La lección griega y los riesgos de una monarquía alineada

Por Juan Sergio Redondo Pacheco

La historia política europea ofrece ejemplos elocuentes de cómo la falta de prudencia institucional puede precipitar el colapso de estructuras históricas que parecían sólidas. Entre ellos, la caída de Constantino II constituye una advertencia particularmente relevante para el presente de la Corona española.

El monarca griego no fue derrocado únicamente por el empuje de factores externos o por una coyuntura internacional adversa, sino, sobre todo, por su incapacidad para comprender el papel que una monarquía constitucional debía desempeñar en un sistema político profundamente fragmentado. En lugar de mantenerse como árbitro y factor de equilibrio entre fuerzas enfrentadas, Constantino optó por implicarse activamente en las pugnas partidistas, alineándose con determinados actores políticos en detrimento de otros. Aquella decisión, lejos de fortalecer la institución, la dejó expuesta: fue utilizada mientras resultó útil y abandonada cuando dejó de serlo. El resultado fue la pérdida de legitimidad, el aislamiento político y, finalmente, la abolición de la monarquía.

Salvando las evidentes diferencias históricas y contextuales, la situación de la monarquía española presenta similitudes inquietantes. Desde su vinculación originaria al sistema político instaurado en 1978, la Corona ha estado estrechamente asociada no solo al marco constitucional, sino también al modelo de bipartidismo que emergió de aquel pacto fundacional. Durante décadas, esa asociación proporcionó estabilidad y una apariencia de consenso social amplio. Sin embargo, el problema surge cuando la institución mantiene esa vinculación precisamente en el momento de mayor crisis y desgaste del sistema político al que se asocia.

El actual escenario español muestra signos claros de agotamiento: fragmentación parlamentaria, desafección ciudadana, cuestionamiento de los consensos de la Transición y una creciente percepción de distancia entre las instituciones y una sociedad que se concibe a sí misma como más plural, igualitaria y exigente en términos democráticos. En ese contexto, la identificación de la Corona con determinadas fuerzas políticas y con un modelo partidista en crisis no solo resulta imprudente, sino potencialmente letal para su propia estabilidad.

El riesgo es evidente: amplios sectores sociales ya perciben la monarquía como un elemento impuesto, ajeno a la voluntad popular y funcional a intereses políticos concretos.
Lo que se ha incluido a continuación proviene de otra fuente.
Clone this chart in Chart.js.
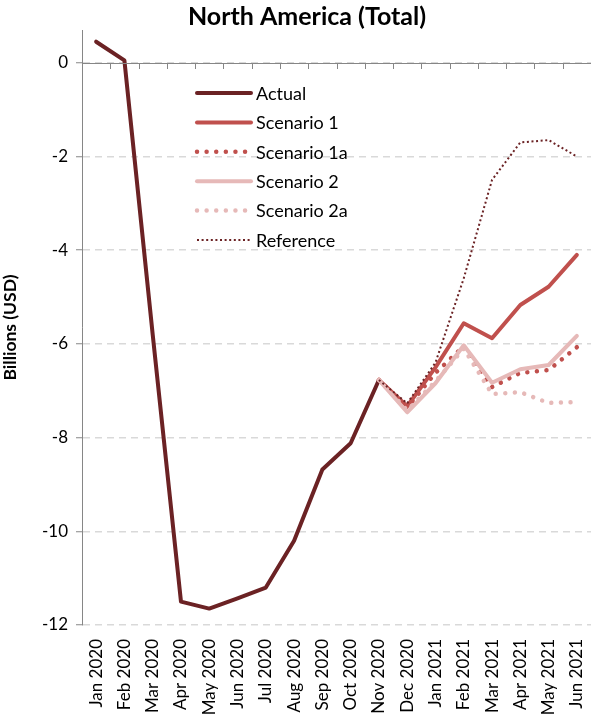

Más preocupante aún es que ese cuestionamiento empieza a manifestarse incluso entre quienes tradicionalmente se han declarado defensores firmes de la institución. Cuando una monarquía pierde su carácter neutral y se convierte, real o simbólicamente, en actor de parte, erosiona el principal capital que justifica su existencia en una democracia: su función arbitral y su distancia respecto a la lucha partidista.

Resulta especialmente llamativo que la Corona española se esté dejando arrastrar, con notable falta de visión estratégica, por actores políticos que parecen tener poco o ningún interés en su supervivencia a largo plazo. La historia demuestra que quienes instrumentalizan a una institución para sus propias batallas rara vez acuden en su auxilio cuando esta se convierte en un lastre.

La experiencia de Constantino de Grecia debería servir como advertencia clara. La impericia política y la imprudencia institucional no solo afectan a personas concretas, sino que pueden arrastrar a la ruina a instituciones históricas enteras. La monarquía española se encuentra en un momento especialmente delicado: o refuerza de manera inequívoca su neutralidad y su desvinculación de las pugnas partidistas, o corre el riesgo de reproducir, con consecuencias imprevisibles, una lección que la historia ya dejó escrita con claridad.